Rush to Virtue

By Abu Zayd

Muhammad, the final prophet of Islam, stated: “Every Muslim should give charity.” He was asked, “What if one cannot?” He replied, “Then he should go find work and help himself and others.” He was asked, “What if one cannot?” The Prophet, peace be upon him (pbuh), replied,“Then he should help someone in need.” He was asked, “What if one cannot?” He replied, “Then he should command what is right or good.” The Prophet (pbuh) was asked, “What if one cannot?”He replied, “Then at least he should refrain from evil, and that would be charity for him” (Bukhari, Muslim).

The spirit of charity, volunteerism, and service to others is a hallmark of Islam and among its greatest teachings. The Prophet (pbuh)never lost an opportunity to convey this message to others, and on this foundation he built a prosperous and charitable society oriented to public service.

Prophet Muhammad exhibited this generosity of character in his own life in a marvelous way. Before he became a Prophet, he earned the greatest respect and regard from his contemporaries by being al-Sidiq (the truthful) and al-Amin (the trustworthy). People confided in him, went to him to arbitrate differences, sought his advice, and even entrusted their valuables to his safekeeping. It was these ethical qualities in his early life that enabled him to be a successful Messenger later on. And so, when the first revelations came down to anoint him as a Messenger of the Divine and he rushed home fearful and full of great distress, his wife Khadijah, beloved supporter and confidante, consoled him and gave him confidence by reminding him of his impeccable character and service to others: “No, rejoice! By God, He would never disgrace you! For you uphold the ties of kinship, always speak the truth, bear the people’s burdens, help the destitute, honor guests, and serve those whose rights are due.”

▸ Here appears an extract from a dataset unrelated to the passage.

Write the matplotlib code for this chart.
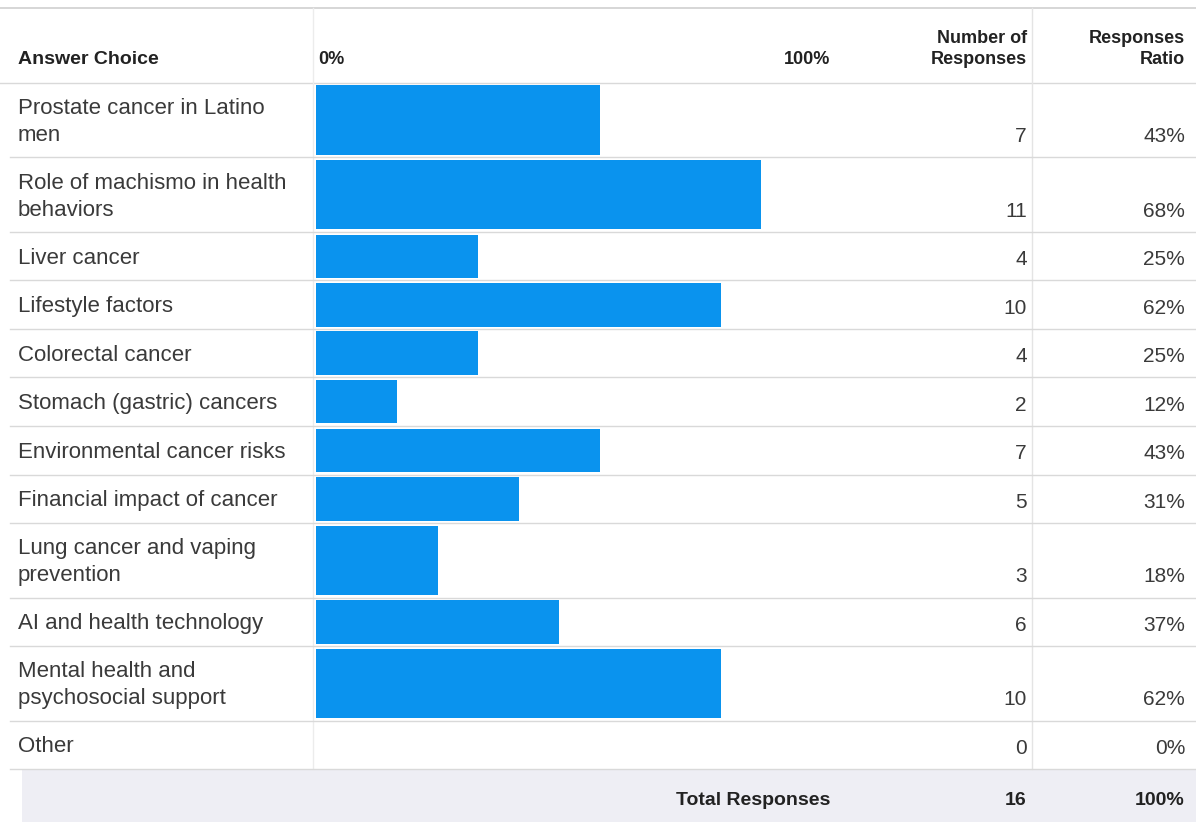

This tradition of service continued throughout his prophet-hood and became an integral part of his mission and message. When he arrived in his adopted home of Madinah to establish the first Islamic society, his very first words to the people summed up that message: “People, spread peace among yourselves, uphold family ties, feed each other, and pray during the night while the rest of the people sleep, and you shall enter Paradise in peace!”

The formula was simple. Build a peaceful society which consists of service to others (your families and those who are needy) and service to God (in the form of prayers). That, in essence, is the road to salvation. The balance between the body and spirit, between personal and civic responsibilities, and between spirituality and the mundane affairs of life is wonderful guidance bequeathed by Islam to humanity.

As part of this prophetic lesson, Prophet Muhammad (pbuh) emphasized the need for financial independence so that one can be in a position to help others. Charity, primarily in the form of donations, is a responsibility of every believer. This can be monetary donation or other type of material provision, depending upon the need. And for those unable to afford such, the Prophet (pbuh) strongly urged them to find work to earn something with their own hands so that they could help themselves and then others. In other words, tangible donations are among the greatest forms of charity and financial independence is, therefore, a desirable value in Islam.

Yet, for those who truly are not in a position to give material assistance to others, then the Prophet (pbuh) recommended they find some other means to help someone in need. Financial assistance takes precedence but if that is simply not possible, then service to others is a priority.

The principle of charity is so important that no single person is exempt from practicing it, even those who cannot afford it. For those who are neither in the position to give nor in a position to help, then they were urged to at least enjoin something that is good or virtuous. That could entail, for example, teaching someone something beneficial, speaking out for social justice, or promoting some worthy cause. Finally, those not in a position to practice any of these approaches must, at the very least, stay away from wrongdoing of any sort which indirectly protects people from that potential harm.

So charity and public service should involve everyone in a sound and healthy society. There are no exceptions because there are many forms of giving and helping. In our current political atmosphere where public assistance and providing for those in need have been assailed by some in the public discourse, these lessons on charity are very timely. There are, indeed, hopeful signs as the majority has rejected a selfish and self-serving political agenda—as the recent elections have shown. And in the aftermath of Hurricane Sandy, we recognize once again that we live in difficult times; and that the tenuousness of this life is best dealt with by engaging and cooperating with those whose spirit of charitableness is ever ready to provide support and relief to those in need.